--- start INFORMATION SUPPLIED ---

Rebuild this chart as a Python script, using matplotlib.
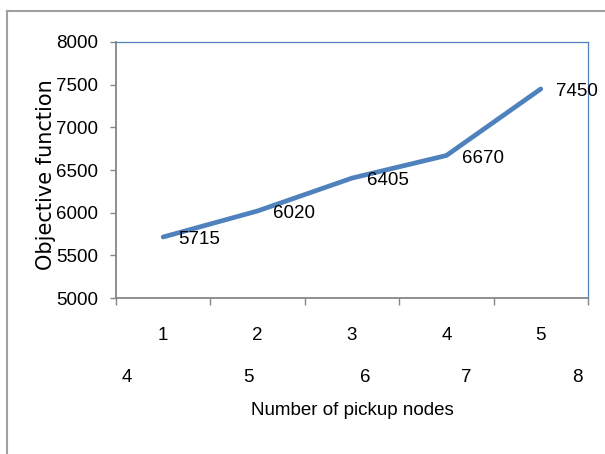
import numpy as np
import matplotlib
matplotlib.use("Agg")
import matplotlib.pyplot as plt
from matplotlib.lines import Line2D
from matplotlib.ticker import FixedLocator

# data
pickup_idx = ["1", "2", "3", "4", "5"]
pickup_nodes = ["4", "5", "6", "7", "8"]
objective = [5715, 6020, 6405, 6670, 7450]
y_ticks = [5000, 5500, 6000, 6500, 7000, 7500, 8000]

NARROW = ["Liberation Sans", "DejaVu Sans"]
FS = 13.5
blue = "#4F81BD"
grey = "#868686"

fig = plt.figure(figsize=(6.05, 4.54), dpi=100)
ax = fig.add_axes([0.1917, 0.3436, 0.7802, 0.5639])

x = np.arange(len(objective))
ax.plot(x, objective, color=blue, lw=3.4, solid_capstyle="round", zorder=3)

# data labels, a bit to the right of each point
for xi, v in zip(x, objective):
    ax.annotate(f"{v}", (xi, v), xytext=(11, -2), textcoords="offset points",
                ha="left", va="center", fontsize=FS, family=NARROW)

ax.set_xlim(-0.5, len(objective) - 0.5)
ax.set_ylim(5000, 8000)
ax.set_yticks(y_ticks)
ax.set_yticklabels([str(t) for t in y_ticks], family=NARROW, fontsize=FS)
ax.tick_params(axis="y", direction="out", length=4, width=1, color=grey, pad=9)

ax.set_xticks(x)
ax.set_xticklabels(pickup_idx, family=NARROW, fontsize=FS)
ax.tick_params(axis="x", which="major", length=0, pad=21)
ax.xaxis.set_minor_locator(FixedLocator(np.arange(len(objective) + 1) - 0.5))
ax.tick_params(axis="x", which="minor", direction="out", length=5, width=1, color=grey)

# second row of category labels
pos2 = [-0.38, 0.90, 2.14, 3.21, 4.39]
for p, lab in zip(pos2, pickup_nodes):
    ax.text(p, -0.309, lab, transform=ax.get_xaxis_transform(), ha="center",
            va="center", fontsize=FS, family=NARROW)

ax.set_xlabel("Number of pickup nodes", family=NARROW, fontsize=FS)
ax.xaxis.set_label_coords(0.5, -0.405)
ax.set_ylabel("Objective function", fontsize=15, va="center")
ax.yaxis.set_label_coords(-0.149, 0.48)

for s in ["left", "bottom"]:
    ax.spines[s].set_color(grey)
    ax.spines[s].set_linewidth(1.3)
for s in ["top", "right"]:
    ax.spines[s].set_color(blue)
    ax.spines[s].set_linewidth(0.9)

# outer chart frame (only top and left edges visible)
fig.add_artist(Line2D([7 / 605, 1], [1 - 11 / 454] * 2, color="#A0A0A0", lw=1.5,
                      transform=fig.transFigure))
fig.add_artist(Line2D([7 / 605] * 2, [0, 1 - 11 / 454], color="#A0A0A0", lw=1.5,
                      transform=fig.transFigure))

fig.savefig("out.png", dpi=100)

--- end INFORMATION SUPPLIED ---

◆ SET PROBLEM:
Up to and including the line containing "from matplotlib.ticker import FixedLocator", repeat every line from the start of the data, but none of the pictures.

◆ WRITTEN REPLY:
Rebuild this chart as a Python script, using matplotlib.
import numpy as np
import matplotlib
matplotlib.use("Agg")
import matplotlib.pyplot as plt
from matplotlib.lines import Line2D
from matplotlib.ticker import FixedLocator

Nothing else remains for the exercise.